Edge #156, December 2005

In the wacky world of journalism, lists are useful things. As I write this, the media is reporting the awfully important news that an important music magazine has published one of those lists of the most important British songs of all time. This time, A Day In The Life is at number one, with Robbie Williams' Angels, Bowie's Life On Mars and Oasis' Wonderwall also spreadeagled lewdly in the top ten. Such lists are, of course, pointless. Music is like cakes: how can you truly argue that the humble Pontefract is the best type of cake when someone else might prefer a cream horn? Titter!

You could punt that accusation between the buttocks of gaming media, which is equally obsessed with best-of lists. The difference with games is that you can make a definitive statement about The Best Game Ever: it's Tetris.

With Tetris, there can be no such difference of opinion, or viewpoint tainted by so-called 'ponce-baggage'. Whomever you are, whatever your background - young, old, rich, poor, stupid, smart, tramp, tart, handsome amputee, or hideous octopus-man - it's not whether or not you like Tetris, it's whether or not you've played it. Tetris crosses boundaries, and unites us all in a way that Half-Life 2 and little Bono could never do. It doesn't discriminate between its players, and consequently nothing can touch it for sheer universal appeal. It simply is the greatest game ever made, no argument. And yet, every attempt to separate it from the Game Boy has failed.
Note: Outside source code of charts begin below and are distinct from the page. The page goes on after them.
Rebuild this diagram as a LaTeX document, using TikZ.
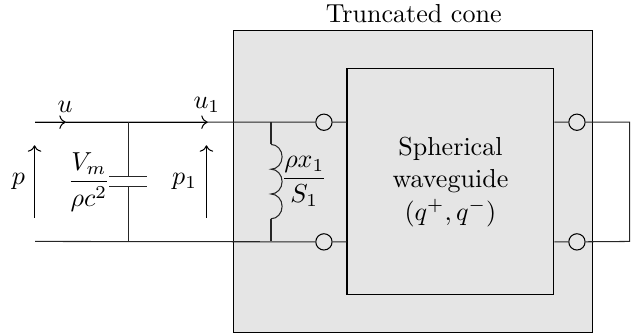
\documentclass[tikz,border=0pt]{standalone}
\usepackage{amsmath,amssymb}
\usetikzlibrary{arrows.meta,positioning,calc}

\begin{document}
\begin{tikzpicture}[
    scale=1.154,
    block/.style={draw, fill=black!10, inner sep=0pt, minimum width=#1},
    port/.style={draw, circle, fill=black!10, inner sep=0pt, minimum size=0.22cm},
    wire/.style={draw=black!85},
    flow/.style={->, black}
]
\useasboundingbox (0, 0) rectangle (7.523, 3.92);

% Truncated cone and waveguide
\node[block=4.847cm, minimum height=4.074cm] (cone) at (4.83, 1.80) {};
\node (conelabel) at (4.84, 3.76) {Truncated cone};
\node[block=2.793cm, minimum height=3.058cm, align=center] (guide) at (5.27, 1.795)
    {Spherical\\[0.5pt] waveguide\\[0.5pt] $(q^+, q^-)$};

% Ports
\node[port] (pa) at (3.79, 2.49) {};
\node[port] (pb) at (3.79, 1.09) {};
\node[port] (pc) at (6.75, 2.49) {};
\node[port] (pd) at (6.75, 1.09) {};

% Line ends
\coordinate (ina) at (0.41, 2.49);
\coordinate (inb) at (0.41, 1.095);
\coordinate (ua) at (0.77, 2.49);
\coordinate (ub) at (2.43, 2.49);
\coordinate (capa) at (1.50, 2.49);
\coordinate (capb) at (1.50, 1.095);
\coordinate (capc) at (1.50, 1.85);
\coordinate (capd) at (1.50, 1.74);
\coordinate (inda) at (3.17, 2.49);
\coordinate (indb) at (3.17, 1.095);
\coordinate (indc) at (3.17, 2.23);
\coordinate (indd) at (3.17, 1.36);
\coordinate (outa) at (7.365, 2.49);
\coordinate (outb) at (7.365, 1.095);

% Input lines
\draw[wire] (ina) -- (pa);
\draw[wire] (inb) -- (pb);
\draw[flow] (ina) -- (ua);
\draw[flow] (ua) -- (ub);
\node (u) at (0.76, 2.67) {$u$};
\node (ulabel) at (2.42, 2.69) {$u_1$};

% Pressure arrows
\coordinate (pfrom) at (0.404, 1.37);
\coordinate (pto) at (0.404, 2.22);
\coordinate (qfrom) at (2.415, 1.37);
\coordinate (qto) at (2.415, 2.22);
\draw[flow] (pfrom) -- (pto);
\draw[flow] (qfrom) -- (qto);
\node (p) at (0.215, 1.80) {$p$};
\node (pone) at (2.16, 1.80) {$p_1$};

% Capacitor
\draw[wire] (capa) -- (capc);
\draw[wire] (capd) -- (capb);
\draw[wire] ($(capc)+(-0.22, 0)$) -- ($(capc)+(0.22, 0)$);
\draw[wire] ($(capd)+(-0.22, 0)$) -- ($(capd)+(0.22, 0)$);
\node (capval) at (1.04, 1.79) {$\dfrac{V_m}{\rho c^2}$};

% Inductor
\draw[wire] (inda) -- (indc);
\draw[wire] (indd) -- (indb);
\draw[wire] (indd) arc[start angle=-90, end angle=90, x radius=0.13, y radius=0.145]
    arc[start angle=-90, end angle=90, x radius=0.13, y radius=0.145]
    arc[start angle=-90, end angle=90, x radius=0.13, y radius=0.145];
\node (indval) at (3.56, 1.80) {$\dfrac{\rho x_1}{S_1}$};

% Waveguide leads
\draw[wire] (pa) -- (pa -| guide.west);
\draw[wire] (pb) -- (pb -| guide.west);
\draw[wire] (pc -| guide.east) -- (pc);
\draw[wire] (pd -| guide.east) -- (pd);
\draw[wire] (pc) -- (outa) -- (outb) -- (pd);

\end{tikzpicture}
\end{document}
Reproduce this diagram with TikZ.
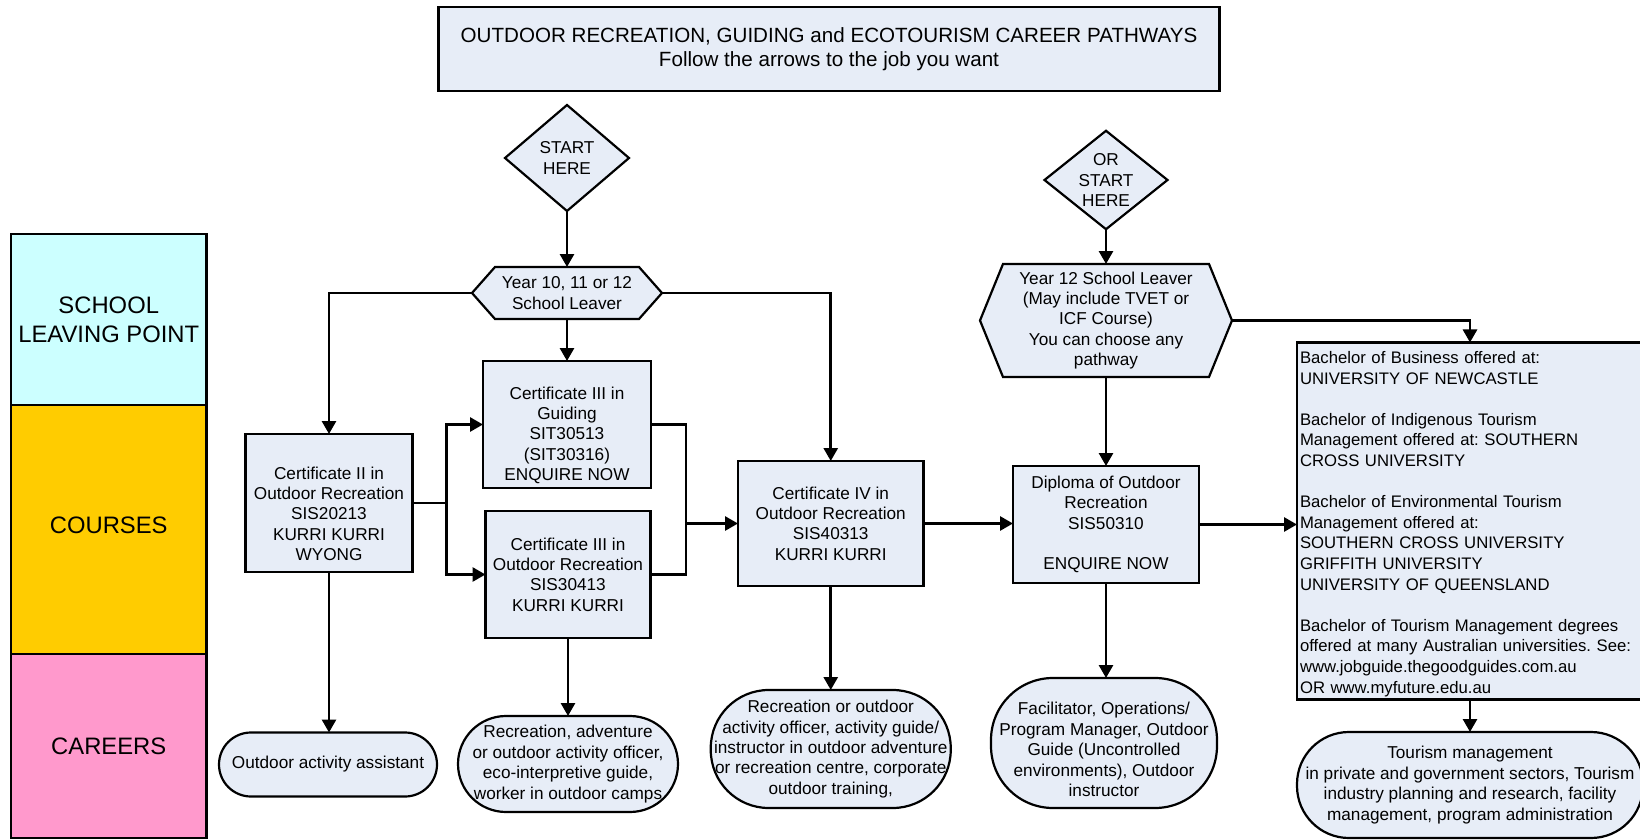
\documentclass[tikz,border=0pt]{standalone}
\usepackage{fontspec}
\setmainfont{Liberation Sans}
\frenchspacing
\usetikzlibrary{arrows.meta,positioning,calc,shapes.geometric}
\definecolor{boxblue}{RGB}{231,237,247}
\definecolor{bandcyan}{RGB}{204,255,255}
\definecolor{bandgold}{RGB}{255,204,0}
\definecolor{bandpink}{RGB}{255,153,204}
\newcommand{\boxfont}{\fontsize{8.6}{10.2}\selectfont}
\newcommand{\listfont}{\fontsize{8.35}{10.3}\selectfont}
\newcommand{\bandfont}{\fontsize{11.9}{14.6}\selectfont}
\newcommand{\headfont}{\fontsize{10.3}{12.2}\selectfont}
\tikzset{
  band/.style={
    draw=black,
    line width=1.1pt,
    minimum width=97.75pt,
    inner sep=0pt,
    outer sep=0pt,
    align=center,
    font=\bandfont
  },
  course/.style={
    draw=black,
    line width=1.1pt,
    fill=boxblue,
    inner sep=1.5pt,
    outer sep=0pt,
    align=center,
    font=\boxfont
  },
  career/.style={course, rounded corners=#1},
  decision/.style={diamond, aspect=1.2, draw=black, line width=1.1pt, fill=boxblue,
    inner sep=0pt, outer sep=0pt, align=center, font=\boxfont},
  hexline/.style={draw=black, line width=1.1pt, fill=boxblue, line join=miter},
  hextext/.style={inner sep=0pt, outer sep=0pt, align=center, font=\boxfont},
  link/.style={line width=1.4pt, -{Triangle[length=6.5pt, width=7pt]}},
  wire/.style={line width=1.4pt}
}
\newcommand{\hexnode}[7]{%
  \draw[hexline] (#2-#4,#3) -- (#2-#4+#6,#3-#5) -- (#2+#4-#6,#3-#5) -- (#2+#4,#3)
    -- (#2+#4-#6,#3+#5) -- (#2-#4+#6,#3+#5) -- cycle;
  \node[hextext, minimum width=#4pt, minimum height=#5pt] (#1) at (#2,#3) {#7};}

\begin{document}
\begin{tikzpicture}[x=0.5pt, y=-0.5pt]
  \useasboundingbox (0,0) rectangle (1640,840);
  \node[band, fill=bandcyan, minimum height=85.5pt] (school) at (108.75,319.5) {SCHOOL\\LEAVING POINT};
  \node[band, fill=bandgold, minimum height=124.5pt] (courses) at (108.75,529.5) {\raisebox{4.6pt}{COURSES}};
  \node[band, fill=bandpink, minimum height=92pt] (careers) at (108.75,746) {CAREERS};

  \node[course, minimum width=390.5pt, minimum height=42pt, font=\headfont] (title) at (829,49)
    {OUTDOOR RECREATION, GUIDING and ECOTOURISM CAREER PATHWAYS\\Follow the arrows to the job you want};

  \node[decision, minimum width=62pt, minimum height=53pt] (start) at (567,158) {START\\HERE};
  \hexnode{leaver}{567}{293}{95}{26}{23}{Year 10, 11 or 12\\School Leaver}
  \node[course, minimum width=83.5pt, minimum height=69pt] (cert2) at (329,503)
    {\rule{0pt}{17pt}Certificate II in\\Outdoor Recreation\\SIS20213\\KURRI KURRI\\WYONG};
  \node[course, minimum width=84pt, minimum height=63.5pt] (cert3g) at (567,424.5)
    {\rule{0pt}{17pt}Certificate III in\\Guiding\\SIT30513\\(SIT30316)\\ENQUIRE NOW};
  \node[course, minimum width=82.5pt, minimum height=63.5pt] (cert3r) at (568,574.5)
    {Certificate III in\\Outdoor Recreation\\SIS30413\\KURRI KURRI};
  \node[course, minimum width=92.75pt, minimum height=62.5pt] (cert4) at (830.75,523.5)
    {Certificate IV in\\Outdoor Recreation\\SIS40313\\KURRI KURRI};

  \node[decision, minimum width=61.5pt, minimum height=49pt] (orstart) at (1106,180) {OR\\START\\HERE};
  \hexnode{leaver2}{1106}{320.5}{126}{56.5}{23}{Year 12 School Leaver\\(May include TVET or\\ICF Course)\\You can choose any\\pathway}
  \node[course, minimum width=93pt, minimum height=58.5pt] (diploma) at (1106,524.5)
    {Diploma of Outdoor\\Recreation\\SIS50310\\[10.2pt]ENQUIRE NOW};
  \node[course, text width=178.5pt, minimum height=176pt, align=left, font=\listfont] (bachelor) at (1478.5,521)
    {\rule{0pt}{9pt}Bachelor of Business offered at:\\UNIVERSITY OF NEWCASTLE\\[10.3pt]
     Bachelor of Indigenous Tourism\\Management offered at: SOUTHERN\\CROSS UNIVERSITY\\[10.3pt]
     Bachelor of Environmental Tourism\\Management offered at:\\SOUTHERN CROSS UNIVERSITY\\GRIFFITH UNIVERSITY\\UNIVERSITY OF QUEENSLAND\\[10.3pt]
     Bachelor of Tourism Management degrees\\offered at many Australian universities. See:\\www.jobguide.thegoodguides.com.au\\OR www.myfuture.edu.au};

  \node[career=16pt, minimum width=109pt, minimum height=32pt] (jobassist) at (328,764.5) {Outdoor activity assistant};
  \node[career=24pt, minimum width=110pt, minimum height=48pt] (jobguide) at (568,764)
    {Recreation, adventure\\or outdoor activity officer,\\eco-interpretive guide,\\worker in outdoor camps};
  \node[career=29pt, minimum width=120pt, minimum height=59pt] (jobofficer) at (830.75,749)
    {Recreation or outdoor\\activity officer, activity guide/\\instructor in outdoor adventure\\or recreation centre, corporate\\outdoor training,};
  \node[career=31pt, minimum width=113pt, minimum height=65pt] (jobfacil) at (1104,743)
    {\rule{0pt}{12.8pt}Facilitator, Operations/\\Program Manager, Outdoor\\Guide (Uncontrolled\\environments), Outdoor\\instructor};
  \node[career=26pt, minimum width=173pt, minimum height=53pt] (jobtourism) at (1470,785)
    {Tourism management\\in private and government sectors, Tourism\\industry planning and research, facility\\management, program administration};

  \draw[link] (start.south) -- (leaver.north);
  \draw[link] (leaver.west) -| (cert2.north);
  \draw[link] (leaver.south) -- (cert3g.north);
  \draw[link] (leaver.east) -| (cert4.north);
  \coordinate (fork) at ([xshift=17pt]cert2.east);
  \draw[wire] (cert2.east) -- (fork);
  \draw[link] (fork) |- (cert3g.west);
  \draw[link] (fork) |- (cert3r.west);
  \path (cert3g.east) ++(35,0) coordinate (bend);
  \coordinate (merge) at (bend |- cert4.west);
  \draw[wire] (cert3g.east) -| (merge) |- (cert3r.east);
  \draw[link] (merge) -- (cert4.west);
  \draw[link] (cert2.south) -- (cert2.south |- jobassist.north);
  \draw[link] (cert3r.south) -- (cert3r.south |- jobguide.north);
  \draw[link] (cert4.south) -- (cert4.south |- jobofficer.north);
  \draw[link] (cert4.east) -- (cert4.east -| diploma.west);
  \draw[link] (orstart.south) -- (leaver2.north);
  \draw[link] (leaver2.south) -- (diploma.north);
  \draw[link] (leaver2.east) -| (jobtourism.north |- bachelor.north);
  \draw[link] (diploma.east) -- (diploma.east -| bachelor.west);
  \draw[link] (diploma.south) -- (diploma.south |- jobfacil.north);
  \draw[link] (jobtourism.north |- bachelor.south) -- (jobtourism.north);
\end{tikzpicture}
\end{document}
Attempts to make Tetris 'fit' on other consoles have been like using a bread knife to cut gills in a horse's throat so that it'd be at home in your garden pond. Though it existed before the handheld market spurted forth from Nintendo's eerily depleted loins, Game Boy and Tetris - whether by design or accident - were the perfect symbiosis of software and hardware.

What's so depressing about the current generation of handhelds is that games are being ported over from consoles without a great deal of thought as to where they're ending up.

The PSP is lumbered with GTA: Liberty City Stories, Medievil Resurrection and all those ruddy racing games that at best smack of blinkered mentalism, and, at worst, flaccid cynicism. Yes, they play OK - but they're not really handheld games. They lack that quick-burst immediacy you want from the best handheld titles. You look at the forthcoming PSP releases, and it's a surfeit of 3D nonsense. Firstperson shooters, racing games, sports sims, beat 'em ups, RPGs with 'epic, 3D visuals'. All well and good, but I can get all of that on the PS2 or Xbox or GC. If I want to play futuristic hovercraft racing game I don't want to do it on the bus. Developers are taking the easy route, when Sony should be forcing them to make more leaps of faith. The PSP may be a 3D powerhouse, but just because you can do something doesn't mean you should.

The DS fares better - primarily because the touchpad is encouraging developers to utilise it - witness the likes of Nintendogs, Meteos, Wario Ware: Touched!, and the stupidly lovely Zoo Keeper. Even then there are missteps, like Mario 64 DS - a prime example of a handheld game that doesn't sit comfortably because it was never meant to be a handheld game. Though just about redeemed by some excellent minigames, it's nowhere near as satisfying as its original iteration, even if I'm too stupid of drunk to be able to explain exactly why.

A couple of years back I was approached about adapting a little-known novel into a screenplay. I knew from the start that it was going to be a difficult gig when the producer told me: "We like where it's set, and the first chapter, but we don't particularly like the characters, the tone, or the story." Ignoring his chronic ignorance, over the course of several months I struggled to remain true to the author's work, while simultaneously trying to make the story function within a 90-minute, three-act structure. My efforts continually baffled the producer, who couldn't understand why I kept the story true to its violent thriller origins (if not its stream-of-consciousness structure), rather than transform it into the knockabout, sub-Carry On farce he desired.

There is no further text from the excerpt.